WHAT YOU ARE ASKED TO DO:
Copy exactly the lines from the start of the material through the line with "ha='center', va='center', color=orange, fontsize=19.5)". Pictures stay out of the copy.

------ DATA ------

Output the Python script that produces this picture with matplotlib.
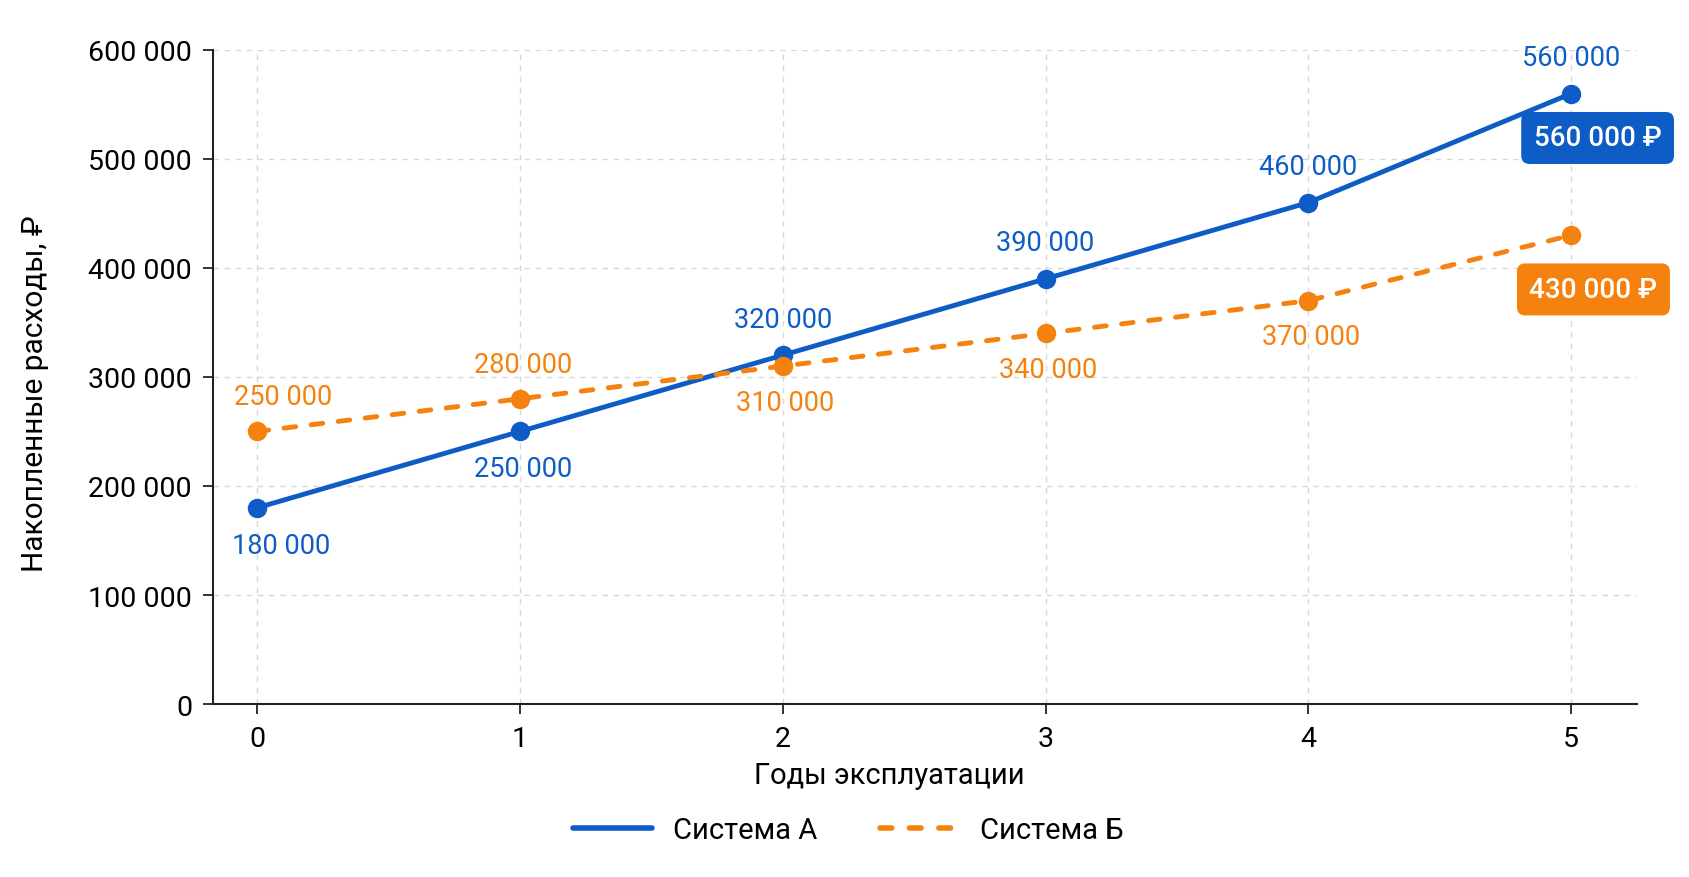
import matplotlib
matplotlib.use("Agg")
import matplotlib.pyplot as plt
from matplotlib.ticker import FuncFormatter
from matplotlib.lines import Line2D

plt.rcParams['font.family'] = ['Roboto', 'DejaVu Sans']

# data
years = [0, 1, 2, 3, 4, 5]
system_a = [180000, 250000, 320000, 390000, 460000, 560000]
system_b = [250000, 280000, 310000, 340000, 370000, 430000]
series_names = ['Система А', 'Система Б']

blue = '#0E5CC6'
orange = '#F5820F'
dash = (0, (2.4, 3.2))


def fmt(v):
    return f"{int(v):,}".replace(",", " ")


fig = plt.figure(figsize=(16.9, 8.78), dpi=100)
ax = fig.add_axes([0.126, 0.197, 0.8426, 0.745])

ax.plot(years, system_a, color=blue, lw=3.5, marker='o', ms=13,
        solid_capstyle='round', zorder=3)
ax.plot(years, system_b, color=orange, lw=3.5, marker='o', ms=13,
        ls=dash, dash_capstyle='round', zorder=3)

# point labels (blue)
for i, (x, y) in enumerate(zip(years, system_a)):
    if i < 2:
        off = (17 if i == 0 else 2, -27)
    else:
        off = (0, 26)
    ax.annotate(fmt(y), (x, y), xytext=off, textcoords='offset points',
                ha='center', va='center', color=blue, fontsize=19.5)

# point labels (orange), last one gets a badge instead
for i, (x, y) in enumerate(zip(years[:-1], system_b[:-1])):
    if i < 2:
        off = (19 if i == 0 else 2, 25)
    else:
        off = (2, -26)
    ax.annotate(fmt(y), (x, y), xytext=off, textcoords='offset points',
                ha='center', va='center', color=orange, fontsize=19.5)

# badges at the end
ax.annotate(fmt(system_a[-1]) + " ₽", (years[-1], system_a[-1]), xytext=(19, -32),
            textcoords='offset points', ha='center', va='center', color='white',
            fontsize=20, fontweight='medium',
            bbox=dict(boxstyle='round,pad=0.45,rounding_size=0.3', fc=blue, ec='none'))
ax.annotate(fmt(system_b[-1]) + " ₽", (years[-1], system_b[-1]), xytext=(16, -39),
            textcoords='offset points', ha='center', va='center', color='white',
            fontsize=20, fontweight='medium',
            bbox=dict(boxstyle='round,pad=0.45,rounding_size=0.3', fc=orange, ec='none'))

ax.set_xlim(-0.168, 5.25)
ax.set_ylim(0, 600000)
ax.set_xticks(years)
ax.set_yticks(range(0, 600001, 100000))
ax.yaxis.set_major_formatter(FuncFormatter(lambda v, p: fmt(v)))
ax.tick_params(labelsize=20.5, length=7, width=1.3, color='#222222', pad=8)

ax.grid(True, ls=(0, (4, 4)), color='#d8d8d8', lw=1)
ax.set_axisbelow(True)
for s in ['top', 'right']:
    ax.spines[s].set_visible(False)
for s in ['left', 'bottom']:
    ax.spines[s].set_linewidth(1.5)
    ax.spines[s].set_color('#222222')

ax.set_xlabel('Годы эксплуатации', fontsize=21)
ax.set_ylabel('Накопленные расходы, ₽', fontsize=21.5)
ax.xaxis.set_label_coords(0.475, -0.087)
ax.yaxis.set_label_coords(-0.115, 0.476)

handles = [Line2D([], [], color=blue, lw=4, solid_capstyle='round'),
           Line2D([], [], color=orange, lw=4, ls=(0, (2.1, 3.2)), dash_capstyle='round')]
fig.legend(handles, series_names, loc='center', bbox_to_anchor=(0.502, 0.0535), ncol=2,
           frameon=False, fontsize=21, handlelength=2.7, columnspacing=2.15,
           handletextpad=0.74)

fig.savefig('out.png', dpi=100, facecolor='white')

------

SOLUTION TO THE EXERCISE:
Output the Python script that produces this picture with matplotlib.
import matplotlib
matplotlib.use("Agg")
import matplotlib.pyplot as plt
from matplotlib.ticker import FuncFormatter
from matplotlib.lines import Line2D

plt.rcParams['font.family'] = ['Roboto', 'DejaVu Sans']

# data
years = [0, 1, 2, 3, 4, 5]
system_a = [180000, 250000, 320000, 390000, 460000, 560000]
system_b = [250000, 280000, 310000, 340000, 370000, 430000]
series_names = ['Система А', 'Система Б']

blue = '#0E5CC6'
orange = '#F5820F'
dash = (0, (2.4, 3.2))


def fmt(v):
    return f"{int(v):,}".replace(",", " ")


fig = plt.figure(figsize=(16.9, 8.78), dpi=100)
ax = fig.add_axes([0.126, 0.197, 0.8426, 0.745])

ax.plot(years, system_a, color=blue, lw=3.5, marker='o', ms=13,
        solid_capstyle='round', zorder=3)
ax.plot(years, system_b, color=orange, lw=3.5, marker='o', ms=13,
        ls=dash, dash_capstyle='round', zorder=3)

# point labels (blue)
for i, (x, y) in enumerate(zip(years, system_a)):
    if i < 2:
        off = (17 if i == 0 else 2, -27)
    else:
        off = (0, 26)
    ax.annotate(fmt(y), (x, y), xytext=off, textcoords='offset points',
                ha='center', va='center', color=blue, fontsize=19.5)

# point labels (orange), last one gets a badge instead
for i, (x, y) in enumerate(zip(years[:-1], system_b[:-1])):
    if i < 2:
        off = (19 if i == 0 else 2, 25)
    else:
        off = (2, -26)
    ax.annotate(fmt(y), (x, y), xytext=off, textcoords='offset points',
                ha='center', va='center', color=orange, fontsize=19.5)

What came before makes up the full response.